In giving you this advice I am not thinking of exceptional or complicated situations. I know a person who used some slips of paper as book marks on which he wrote out some ejaculatory prayers to help him keep in the presence of God. One day he found himself wanting to keep those treasures and he suddenly realised that he was getting attached to the silly bits of paper. Now you see what a model of virtue we have here! I wouldn't mind telling you about every one of my weaknesses, if it were of any use to you. I have merely drawn the cloak aside a little because something similar might be happening to you: your books, your clothes, your desk, your... tin can idols?

In such cases, my recommendation is that you consult your spiritual director. Don't be childish or scrupulous about it. At times the best remedy will be the small mortification of doing without something for a short space of time. Or, to take a different example, it would probably do you no harm to give up your normal means of transport occasionally and to give to charity the money you thereby save, no matter how small the amount may be. In any case, if you really have a true spirit of detachment from things, you will not fail to find all kinds of effective and unobtrusive ways of putting it into practice.

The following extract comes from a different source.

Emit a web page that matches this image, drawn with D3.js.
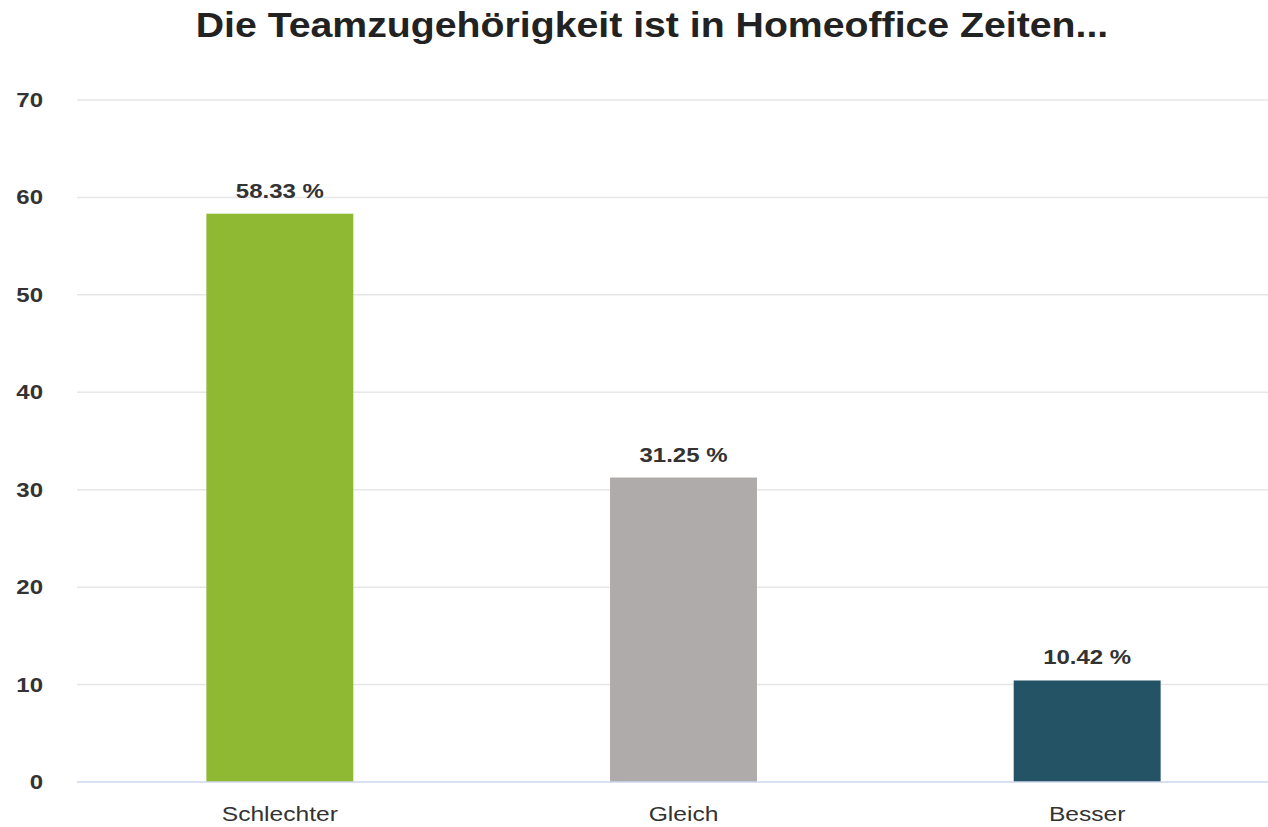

Having opened my heart to you I must also confess to one attachment which I have no intention of ever giving up; it is my deep love for each and every one of you. I have learned it from the best Teacher there is, and I would like to follow his example most faithfully, by loving all men with all my heart, starting with those about me. Are you not moved when you think of Jesus' ardent charity — his tenderness! — which lead the Evangelist to describe one of his disciples as the one quem diligebat Iesus, the one whom Jesus loved?